It is Either Abortion or .... HELP

So I never was for abortion and honestly I am still reluctant to go through with it. Hence me being 12 weeks and still pondering. Here is my situation.

I have 3 sons already all under 9 and my youngest is 2. I will add that I am a single mother and I have maybe about an income of 70k per year. Another factor is that I have had 3 csections, 2 placental abruptions, 2 transfusions after birth of two different kids and I developed preeclampsia with my third son. So I am factoring my health too.

I kind of feel that I may be okay with all the new technology today but a part of me is kind of scared too- what if this time is not good ?

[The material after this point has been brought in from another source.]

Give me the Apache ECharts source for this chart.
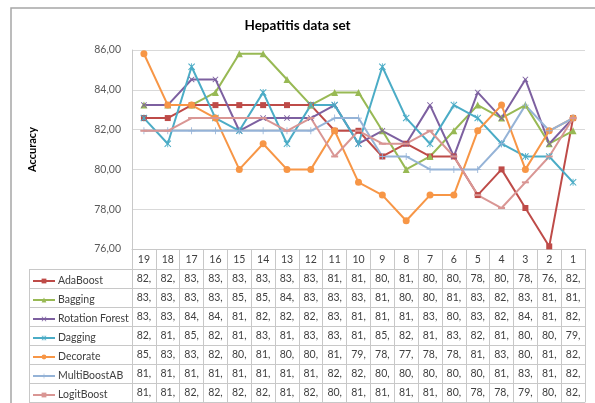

So other than factoring those things not to have the baby. I have been considering what I have to deal with in the future. My ex is my youngest sons dad and he was sexually abusing and emotionally. He cheated in me a lot with co workers, strippers and Hookers. He did it while I was pregnant too. I loved him very much and it was hard to let go. I was hoping he would change. Eventually when we broke it off after he cheated again I went in the arms of a friends and end up getting pregnant. We did use protection but broke. We didn’t know until after we finished. As far as my two other boys. They are my older boys if my ex marriage which ended due to his family being racist and we fought all the times he went back to Poland after divorce. ( my kids are half polish)

My friend was someone I met maybe about 6 months ago but we become so close and even almost like best friends. But he was strictly a friend that I didn’t see a future with. He is silly , 33 years old, acts immature, he is also visiting from another country but over stayed so he is now illegally in US and can’t make much money. It never bothered me because we’re friends only but had a little intimacy one night after I cried in his arms. (too much )

He says and does stupid things and it annoys me. On top of that he is Lithuanian and he claims his family is racist and will have Heart attack when they find out. I feel so stupid and lost but have not done any abortion because it’s still my child and I was against abortion. But I don’t think I want to have 3 baby dads, one that can’t support his child, do all this alone with 4 kids and or possibly risk my health. I don’t now what to do.

Lastly I did meet someone a while ago he claims he loves me. He has been very good to me and my boys in the past but I was in and off with my ex. The reason why I haven’t pursued him after we broke up for good was because he is 17 years older than I am. I am 31. He does a lot for me , he is young at heart, we talk all the time about everything but there is that age difference and physically you can tell, this in not that physically attracted to him. He knows I am pregnant Ns he accepts it and wants to be there for me . He has even talked about adopting the baby if there father isn’t responsible. ( maybe because he was a adopted at 10 months) .

Lastly, I do love the baby already and in a way I want it. But not sure what to do.

Please no judgment. No nasty comments. I’m just looking for advice or ideas.